僕が学校に行ってみた一番の感想は「学校は良いところだ」です。
たくさんの子どもたちが生活を紡いでいて、彼らの成長を願っている大人たちが一生懸命に働いている。
一見つまらなく感じるかもしれないような、小さなこと一つひとつを大人と子どもがお互いの視点から悩み、より良い人生になることを願っている。
こういう「素敵な祈り」がある場所に、もっと触れていたいなと感じました。
学校の「中の人」になりたい
そんなエピソードもあり、僕は学校の「中の人」になる方法はないかと考えました。
そうやって悶々としていたある日、友達のスクールカウンセラーから「精神科医はスクールカウンセラー採用試験の受験資格あるよ」という話を聞きました。なぜ採用対象に医師が入っているのかは謎でしたが、一も二もなく採用試験に申し込み、無事に東京都教育委員会に採用されました。

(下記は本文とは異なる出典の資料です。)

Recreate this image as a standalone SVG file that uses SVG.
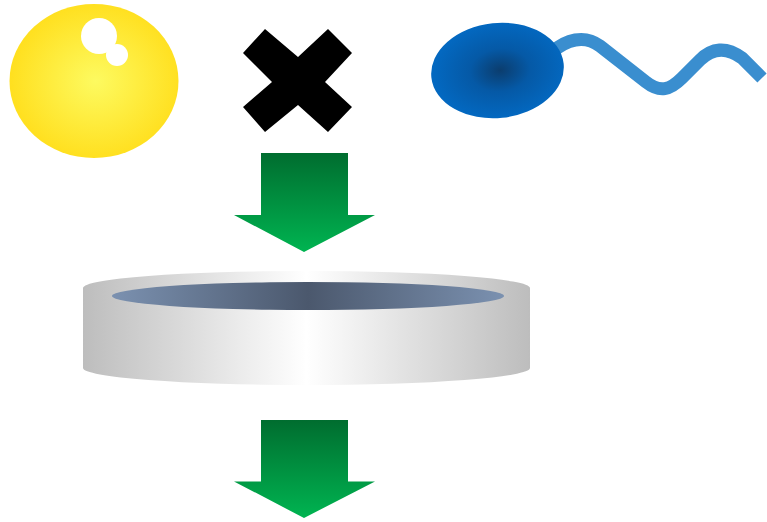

中の人になってみて思うのは、やはり現場を知らずにコメントをしても実効的ではないということ。
そとからの「こうあるべき」と学校現場がマッチしないことはしばしばありますし、全体の流れの中でしか分からないこともあります。
定期的に見ているからこそ分かることや、先生たちの考え方、思い、できることとできないこと。
教育行政のカタさや、一方でどういう方法ならその難しさをクリアできるのかなど、新しい学びがたくさんあります。
(詳しくは次回以降で触れられればと思います)
また、実際に働いてみると学校現場は楽しく、生き生きとしたものだと感じています。
(ただ、子どもたちのエネルギーを浴びてものすごく疲れますが…笑)
※厳密にはスクールカウンセラーは「学校の中の人」ではない立ち位置なのですが、僕的には「中の人=学校で定期的に働いてる人」でいいかな、という整理です。
とにかく学校はいい!
しつこいようですが、学校というのは本当に素敵な場所です。たくさんの大人が、たくさんの子どもの成長と幸せを願っています。
(保護者の方によってはそうは思えないこともあると思いますが、基本的には学校関係者は善良で前向きな方が圧倒的に多いと思います)
そういう場に身を置くことによって、また僕自身も子どもたちの未来に思いを馳せられる。誰かの暮らしの中で働くと、こういう楽しみがあるのだなと感じています。